Exercise goal >> Lines containing the word "this" are to be counted; state their number and nothing further.
>> Begin Entries
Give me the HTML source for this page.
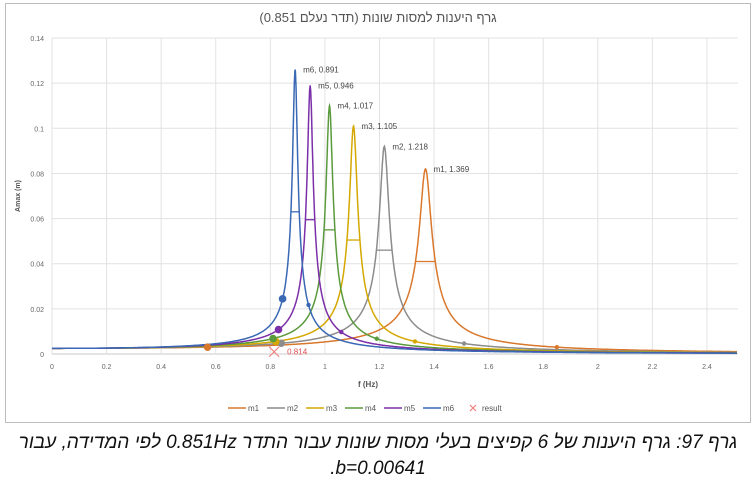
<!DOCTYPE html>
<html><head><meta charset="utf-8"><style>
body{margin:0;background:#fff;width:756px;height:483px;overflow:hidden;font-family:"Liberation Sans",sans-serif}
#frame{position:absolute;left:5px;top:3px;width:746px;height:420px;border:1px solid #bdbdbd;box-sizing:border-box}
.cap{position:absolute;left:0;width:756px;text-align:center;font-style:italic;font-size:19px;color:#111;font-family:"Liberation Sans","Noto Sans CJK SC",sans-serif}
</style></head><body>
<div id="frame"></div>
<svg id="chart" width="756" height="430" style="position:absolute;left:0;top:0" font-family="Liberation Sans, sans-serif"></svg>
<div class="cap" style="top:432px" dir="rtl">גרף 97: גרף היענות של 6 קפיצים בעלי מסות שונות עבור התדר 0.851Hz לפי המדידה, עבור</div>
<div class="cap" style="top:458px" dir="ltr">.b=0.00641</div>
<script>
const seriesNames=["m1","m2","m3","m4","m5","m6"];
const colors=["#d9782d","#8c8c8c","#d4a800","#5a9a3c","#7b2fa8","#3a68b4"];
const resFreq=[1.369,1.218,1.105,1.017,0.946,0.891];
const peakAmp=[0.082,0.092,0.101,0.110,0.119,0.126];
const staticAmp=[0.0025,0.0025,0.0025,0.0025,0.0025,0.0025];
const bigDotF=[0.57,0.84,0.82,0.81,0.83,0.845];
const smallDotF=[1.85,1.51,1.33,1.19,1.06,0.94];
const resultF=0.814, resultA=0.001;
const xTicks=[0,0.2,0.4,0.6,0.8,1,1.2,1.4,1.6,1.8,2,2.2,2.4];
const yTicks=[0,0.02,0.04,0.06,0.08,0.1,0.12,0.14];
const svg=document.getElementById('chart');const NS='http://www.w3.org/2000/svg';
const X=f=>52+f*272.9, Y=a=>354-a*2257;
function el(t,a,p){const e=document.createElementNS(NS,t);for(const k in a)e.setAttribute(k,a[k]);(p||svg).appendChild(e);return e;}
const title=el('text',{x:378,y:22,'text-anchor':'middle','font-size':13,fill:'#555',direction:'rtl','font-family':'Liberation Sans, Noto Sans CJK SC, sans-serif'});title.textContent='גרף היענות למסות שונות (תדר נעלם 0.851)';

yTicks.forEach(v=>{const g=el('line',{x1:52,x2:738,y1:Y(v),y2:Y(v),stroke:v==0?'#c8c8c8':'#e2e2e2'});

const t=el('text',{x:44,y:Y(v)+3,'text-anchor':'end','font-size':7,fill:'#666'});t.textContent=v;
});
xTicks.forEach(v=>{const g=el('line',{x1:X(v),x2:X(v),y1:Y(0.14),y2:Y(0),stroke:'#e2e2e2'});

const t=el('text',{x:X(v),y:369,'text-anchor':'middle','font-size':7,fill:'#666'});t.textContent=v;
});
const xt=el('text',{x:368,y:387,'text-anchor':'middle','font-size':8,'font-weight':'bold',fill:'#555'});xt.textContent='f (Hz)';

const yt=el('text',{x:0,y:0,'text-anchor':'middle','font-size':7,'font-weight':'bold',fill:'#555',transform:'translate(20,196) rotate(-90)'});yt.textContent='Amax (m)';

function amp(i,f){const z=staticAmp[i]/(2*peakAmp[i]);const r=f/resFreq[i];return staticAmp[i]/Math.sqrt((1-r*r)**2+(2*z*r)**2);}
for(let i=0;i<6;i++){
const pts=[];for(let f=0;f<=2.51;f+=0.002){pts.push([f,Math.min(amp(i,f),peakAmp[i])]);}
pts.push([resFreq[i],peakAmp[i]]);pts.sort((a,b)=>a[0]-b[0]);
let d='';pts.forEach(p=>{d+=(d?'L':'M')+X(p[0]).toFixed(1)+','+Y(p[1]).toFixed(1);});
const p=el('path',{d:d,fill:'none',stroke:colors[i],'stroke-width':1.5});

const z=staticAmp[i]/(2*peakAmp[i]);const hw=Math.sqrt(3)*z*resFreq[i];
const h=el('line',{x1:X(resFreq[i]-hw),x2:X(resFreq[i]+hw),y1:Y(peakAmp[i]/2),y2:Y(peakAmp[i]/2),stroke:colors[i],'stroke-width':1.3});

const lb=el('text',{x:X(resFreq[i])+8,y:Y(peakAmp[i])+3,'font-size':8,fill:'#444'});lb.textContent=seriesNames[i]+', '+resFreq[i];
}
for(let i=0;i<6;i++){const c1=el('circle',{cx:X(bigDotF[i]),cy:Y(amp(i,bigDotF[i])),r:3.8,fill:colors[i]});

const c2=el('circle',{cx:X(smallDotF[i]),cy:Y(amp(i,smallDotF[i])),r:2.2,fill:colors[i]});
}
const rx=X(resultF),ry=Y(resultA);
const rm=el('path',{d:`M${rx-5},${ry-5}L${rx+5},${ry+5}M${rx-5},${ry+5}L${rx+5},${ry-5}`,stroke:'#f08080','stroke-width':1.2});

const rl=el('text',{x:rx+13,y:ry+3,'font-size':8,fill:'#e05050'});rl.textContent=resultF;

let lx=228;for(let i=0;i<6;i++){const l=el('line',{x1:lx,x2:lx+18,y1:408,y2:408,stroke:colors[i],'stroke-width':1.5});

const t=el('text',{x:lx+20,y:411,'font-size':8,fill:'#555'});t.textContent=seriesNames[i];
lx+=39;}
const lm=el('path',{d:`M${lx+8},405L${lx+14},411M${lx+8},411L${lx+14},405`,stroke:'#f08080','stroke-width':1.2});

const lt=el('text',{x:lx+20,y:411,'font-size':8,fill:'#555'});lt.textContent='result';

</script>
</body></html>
>> End Entries
>> Begin Entries
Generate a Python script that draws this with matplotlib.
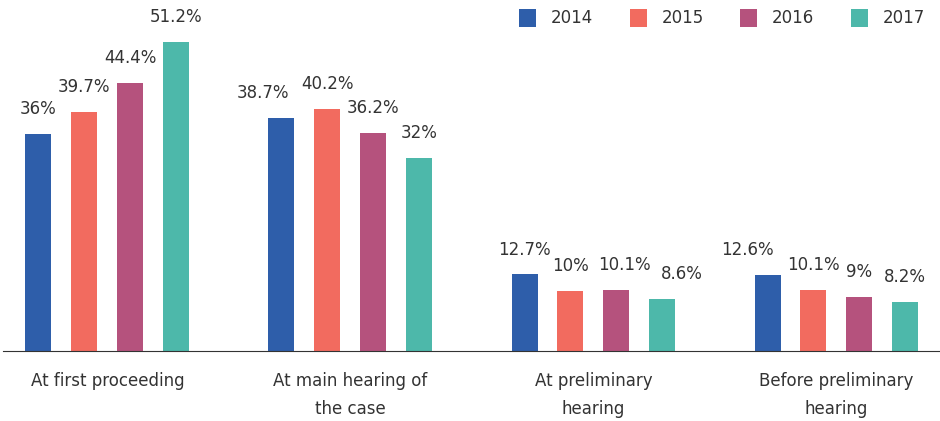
>> End Entries
>> Begin Entries
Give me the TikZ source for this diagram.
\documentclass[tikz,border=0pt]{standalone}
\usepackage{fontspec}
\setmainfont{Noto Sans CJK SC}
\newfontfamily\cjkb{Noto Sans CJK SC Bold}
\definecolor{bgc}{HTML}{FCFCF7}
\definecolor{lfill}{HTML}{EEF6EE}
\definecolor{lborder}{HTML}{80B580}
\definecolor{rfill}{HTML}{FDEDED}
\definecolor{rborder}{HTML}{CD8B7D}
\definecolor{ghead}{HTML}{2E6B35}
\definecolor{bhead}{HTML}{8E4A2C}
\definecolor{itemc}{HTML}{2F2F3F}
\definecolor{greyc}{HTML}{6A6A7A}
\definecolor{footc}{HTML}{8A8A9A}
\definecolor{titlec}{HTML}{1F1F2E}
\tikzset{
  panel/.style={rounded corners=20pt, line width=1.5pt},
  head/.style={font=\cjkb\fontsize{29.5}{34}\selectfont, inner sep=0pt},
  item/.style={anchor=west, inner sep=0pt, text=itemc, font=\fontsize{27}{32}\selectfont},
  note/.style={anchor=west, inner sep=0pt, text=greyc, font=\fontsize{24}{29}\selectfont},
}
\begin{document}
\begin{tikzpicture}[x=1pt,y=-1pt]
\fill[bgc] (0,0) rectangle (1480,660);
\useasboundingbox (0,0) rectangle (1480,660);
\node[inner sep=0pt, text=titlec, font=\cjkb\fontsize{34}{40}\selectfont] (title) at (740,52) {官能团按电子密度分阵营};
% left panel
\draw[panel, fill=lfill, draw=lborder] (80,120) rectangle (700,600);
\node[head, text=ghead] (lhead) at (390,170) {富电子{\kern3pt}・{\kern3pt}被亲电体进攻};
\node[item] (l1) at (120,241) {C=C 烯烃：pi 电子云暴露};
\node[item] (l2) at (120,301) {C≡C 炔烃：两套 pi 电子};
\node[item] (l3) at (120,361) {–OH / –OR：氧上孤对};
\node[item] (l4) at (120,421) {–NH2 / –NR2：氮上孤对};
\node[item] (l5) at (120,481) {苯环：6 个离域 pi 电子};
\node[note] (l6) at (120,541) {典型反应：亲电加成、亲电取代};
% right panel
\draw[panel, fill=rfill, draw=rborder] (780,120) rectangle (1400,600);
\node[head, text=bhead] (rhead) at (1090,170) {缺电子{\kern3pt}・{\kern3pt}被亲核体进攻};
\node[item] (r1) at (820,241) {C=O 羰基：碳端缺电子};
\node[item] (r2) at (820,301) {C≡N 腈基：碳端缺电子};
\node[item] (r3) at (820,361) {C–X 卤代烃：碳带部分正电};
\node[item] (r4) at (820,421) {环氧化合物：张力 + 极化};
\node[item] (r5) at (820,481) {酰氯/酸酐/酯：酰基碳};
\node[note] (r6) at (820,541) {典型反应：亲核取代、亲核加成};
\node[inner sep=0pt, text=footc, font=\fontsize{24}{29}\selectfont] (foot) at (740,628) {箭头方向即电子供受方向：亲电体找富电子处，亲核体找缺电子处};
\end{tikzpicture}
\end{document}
>> End Entries
Solution to the problem >> 3